Demirtaş: Çözüm Dolmabahçe mutabakatı
Van'da sivil toplum kuruluşu temsilcileri ve işadamlarıyla bir araya gelen Selahattin Demirtaş, HDP'nin barıştan yana olduğunu savundu.

Oluşturma Tarihi: 2015-08-08 22:37:35

Güncelleme Tarihi: 2015-08-08 22:37:35

HDP Eş Genel Başkanı Selahattin Demirtaş, Van'daki temasları kapsamında sivil toplum kuruluşu temsilcileri ve iş çevreleriyle bir araya geldi. HDP olarak ulaşmak istedikleri hedef konusunda net olduklarını ve adil bir barış istediklerini anlatan Demirtaş, barışa giderken yürüdükleri yolda eksiklikleri ve yanlışlarının düzeltilmesi konusundaki eleştirilere de kapılarını kapatmadıklarını söyledi.

Van'da gerçekleştirdikleri toplantıda da sivil toplum kuruluşu temsilcilerinden alacakları görüşlerin buna vesile olacağını bildiren Demirtaş, şöyle konuştu:"Barış dediğimiz şey soğuk kağıtlara yazılabilecek, tüzüklerle düzenlenebilecek bir mevzu değildir. Gerçek bir barış yürek ve cesaret ister. Yürekte barışa hazır değilsek en özgürlükçü anayasayı bile hazırlarsanız barışı getiremezsiniz. O nedenle adalet, eşitlik içermeyen hiçbir barış gerçek barış değildir. Biz 2,5 yıldır hep adil barışı kurmaya çalıştık. Geçmiş dönemlerde adil olmayan yanıltıcı barışı kurmak isteyenler oldu. Defalarca denendi sahte barış süreçleri ama olmadı. Halkın adalet duygusu incinmişse barış olmuyor. Geçici olarak bir şey kazandırabilir, oylarınızı arttırabilir, iktidarda tutabilir ama toplumdaki gerilimi çatışmayı ortadan kaldıramazsınız. İçine düştüğümüz durum budur."

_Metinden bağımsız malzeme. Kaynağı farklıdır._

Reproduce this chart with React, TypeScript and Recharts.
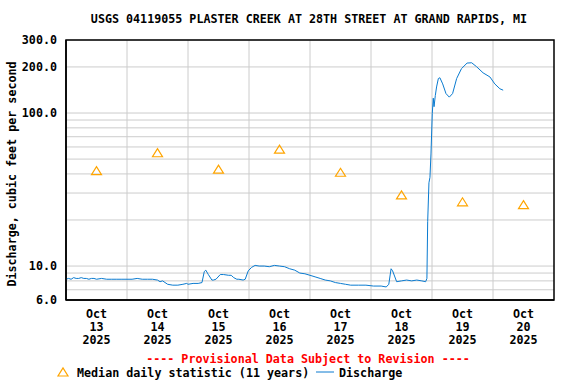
import React from 'react';
import { ComposedChart, Line, XAxis, YAxis, CartesianGrid, ReferenceArea } from 'recharts';

const TITLE = 'USGS 04119055 PLASTER CREEK AT 28TH STREET AT GRAND RAPIDS, MI';
const Y_LABEL = 'Discharge, cubic feet per second';
const DAY_LABELS = ['13', '14', '15', '16', '17', '18', '19', '20'];
const DAY_TICKS = [12, 36, 60, 84, 108, 132, 156, 180];
const DAY_GRID = [24, 48, 72, 96, 120, 144, 168];
const Y_TICKS = [6, 7, 8, 9, 10, 20, 30, 40, 50, 60, 70, 80, 90, 100, 200, 300];
const Y_LABELED: Record<number, string> = { 6: '6.0', 10: '10.0', 100: '100.0', 200: '200.0', 300: '300.0' };

const medianT = [12, 36, 60, 84, 108, 132, 156, 180];
const medianV = [42, 55, 43, 58, 41, 29.2, 26.3, 25.2];

const dischargeT = [
  0, 1, 2, 3, 4, 5, 6, 7, 8, 9, 10, 11, 12, 14, 16, 18, 20, 22, 24, 26, 28, 30, 32, 34, 36, 37, 38, 40, 42, 44, 46, 47.5, 48, 50, 52, 53.5,
  54.4, 55, 56, 57.4, 58, 59, 60.7, 62, 64, 65, 66, 67.2, 68, 69.7, 70.5, 71.7, 73, 74.4, 76, 78, 80, 82, 84, 86, 88, 90, 92, 94, 96, 98,
  100, 102, 104, 106, 108, 110, 112, 115, 118, 121, 124, 126, 127, 127.9, 128.5, 130.1, 132, 134, 136, 138, 140, 141.5, 142,
  142.3, 142.8, 143.2, 143.6, 144.1, 144.5, 144.8, 145.3, 145.8, 146.5, 147.1, 148.2, 149.5, 150.8, 152.1, 153.7, 155.6, 157.8, 159.6,
  161.5, 164.1, 166.8, 168.7, 170.7, 172,
];
const dischargeV = [
  8.2, 8.3, 8.2, 8.4, 8.3, 8.3, 8.4, 8.3, 8.3, 8.2, 8.3, 8.3, 8.2, 8.3, 8.2, 8.2, 8.2, 8.2, 8.2, 8.2, 8.3, 8.2, 8.2, 8.2, 8.1, 7.9, 8.0, 7.6, 7.5, 7.5, 7.6, 7.7, 7.6, 7.7, 7.7, 7.8,
  9.2, 9.4, 8.8, 8.1, 8.1, 8.2, 8.8, 8.8, 8.7, 8.7, 8.4, 8.2, 8.2, 8.1, 8.2, 9.3, 9.8, 10.1, 10.0, 10.0, 9.9, 10.1, 10.0, 9.9, 9.6, 9.4, 9.0, 8.9, 8.7, 8.5,
  8.3, 8.1, 8.0, 7.8, 7.7, 7.6, 7.5, 7.5, 7.5, 7.4, 7.4, 7.3, 7.6, 9.6, 9.3, 7.9, 8.0, 8.1, 8.0, 8.1, 8.0, 7.9, 8.3,
  19.5, 35, 38, 54, 99, 125, 110, 130, 148, 168, 170, 155, 134, 127, 134, 168, 195, 212, 213,
  201, 183, 172, 155, 144, 141,
];

const medianData = medianT.map((t, i) => ({ t, v: medianV[i] }));
const dischargeData = dischargeT.map((t, i) => ({ t, v: dischargeV[i] }));

const FONT = '"DejaVu Sans Mono", monospace';
const FS = 11.7;
const ORANGE = '#FFA500';
const BLUE = '#0a7bd0';

const Triangle = (props: any) => {
  const { cx, cy } = props;
  if (cx == null || cy == null) return null;
  return (
    <path
      d={`M${cx - 5},${cy + 4} L${cx + 5},${cy + 4} L${cx},${cy - 4} Z`}
      fill="none"
      stroke={ORANGE}
      strokeWidth={1.2}
    />
  );
};

const XTick = (props: any) => {
  const { x, y, payload } = props;
  const idx = DAY_TICKS.indexOf(payload.value);
  const day = idx >= 0 ? DAY_LABELS[idx] : '';
  return (
    <g>
      <text x={x} y={y + 18} textAnchor="middle" fontFamily={FONT} fontSize={FS} fontWeight="bold" fill="#000">Oct</text>
      <text x={x} y={y + 31} textAnchor="middle" fontFamily={FONT} fontSize={FS} fontWeight="bold" fill="#000">{day}</text>
      <text x={x} y={y + 44} textAnchor="middle" fontFamily={FONT} fontSize={FS} fontWeight="bold" fill="#000">2025</text>
    </g>
  );
};

const YTick = (props: any) => {
  const { y, payload } = props;
  const label = Y_LABELED[payload.value];
  if (!label) return null;
  return (
    <text x={57} y={y + 4} textAnchor="end" fontFamily={FONT} fontSize={FS} fontWeight="bold" fill="#000">{label}</text>
  );
};

export default function App() {
  return (
    <div style={{ position: 'absolute', left: 0, top: 0, width: 576, height: 384, background: '#fff' }}>
      <ComposedChart
        width={576}
        height={384}
        margin={{ top: 40, right: 22, left: 0, bottom: 0 }}
        style={{ position: 'absolute', left: 0, top: 0 }}
      >
        <CartesianGrid
          stroke="#cccccc"
          strokeWidth={1}
          verticalValues={DAY_GRID}
          horizontalValues={Y_TICKS}
        />
        <XAxis
          dataKey="t"
          type="number"
          domain={[0, 192]}
          ticks={DAY_TICKS}
          tick={<XTick />}
          tickLine={false}
          tickSize={0}
          tickMargin={0}
          axisLine={{ stroke: '#000', strokeWidth: 1.5 }}
          allowDataOverflow
          height={84}
          interval={0}
        />
        <YAxis
          dataKey="v"
          type="number"
          scale="log"
          domain={[6, 300]}
          ticks={Y_TICKS}
          tick={<YTick />}
          tickLine={false}
          axisLine={{ stroke: '#000', strokeWidth: 1.5 }}
          allowDataOverflow
          width={66}
          interval={0}
        />
        <ReferenceArea x1={0} x2={192} y1={6} y2={300} fill="none" stroke="#000" strokeWidth={1.5} ifOverflow="extendDomain" />
        <Line
          data={dischargeData}
          dataKey="v"
          type="linear"
          stroke={BLUE}
          strokeWidth={1}
          dot={false}
          isAnimationActive={false}
        />
        <Line
          data={medianData}
          dataKey="v"
          stroke="none"
          dot={<Triangle />}
          activeDot={false}
          isAnimationActive={false}
        />
      </ComposedChart>
      <svg width={576} height={384} style={{ position: 'absolute', left: 0, top: 0, pointerEvents: 'none' }}>
        <text x={309} y={23} textAnchor="middle" fontFamily={FONT} fontSize={FS} fontWeight="bold" fill="#000">{TITLE}</text>
        <text
          x={0}
          y={0}
          transform="translate(16,174) rotate(-90)"
          textAnchor="middle"
          fontFamily={FONT}
          fontSize={FS}
          fontWeight="bold"
          fill="#000"
        >
          {Y_LABEL}
        </text>
        <text x={308} y={363} textAnchor="middle" fontFamily={FONT} fontSize={FS} fontWeight="bold" fill="#ff0000">
          ---- Provisional Data Subject to Revision ----
        </text>
        <path d="M58,376 L68,376 L63,368 Z" fill="none" stroke={ORANGE} strokeWidth={1.2} />
        <text x={77} y={377} fontFamily={FONT} fontSize={FS} fontWeight="bold" fill="#000">Median daily statistic (11 years)</text>
        <line x1={316} y1={372} x2={334} y2={372} stroke={BLUE} strokeWidth={1} />
        <text x={339} y={377} fontFamily={FONT} fontSize={FS} fontWeight="bold" fill="#000">Discharge</text>
      </svg>
    </div>
  );
}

"Adalet içermeyen, karşısındakini eşit görmeyen, bir anlayışla nasıl adaletli barış kuracaksınız" diyen Demirtaş, işin bu yönüne ısrarla eğilerek hakkaniyetli davranmaları gerektiğini kaydetti. Barış için neler yaptıklarını herkesin çok iyi bildiğini anlatan Demirtaş, şöyle devam etti:"Kimseyi aldatmadan, gerçek ne ise onları muhataplarımıza ifade ederek, çıkarılması gereken yasaları bizler grup olarak verdik. Hiçbir sorumluluktan kaçmadık. Bu süre içinde olumsuzluklar oldu, süreci neden yürütüyorsunuz diye üstümüze gelenler oldu. Bize baskı yapan çevreler oldu. Bizim derdimiz çözümdür, herhangi bir parti değil. Barış bizim partimizden de tüm partilerden de kıymetlidir dedik. Bu barış arayışı içindeki bütün yitirdiğimiz canlarımıza sahip çıktık. Üstündeki üniformalara göre ayırmadık. Öldürülen bir Kürt'ün acısını paylaşan bir devlet yetkilisi var mıdır? Ölünün üzerinden hüküm kalkar o artık Allah'a emanettir. Cenaze suçlu değildir ama cenazelerimize işkence yaptılar. 10 gün boyunca 50 derece sıcağın altında cenazelerimizi beklettiler. Bu nedenle diyoruz barış önce yürekte olmalı. Kürt çocuğunun anasının babasının acısını paylaşacak yüreğin yoksa nasıl barış sağlayacaksın."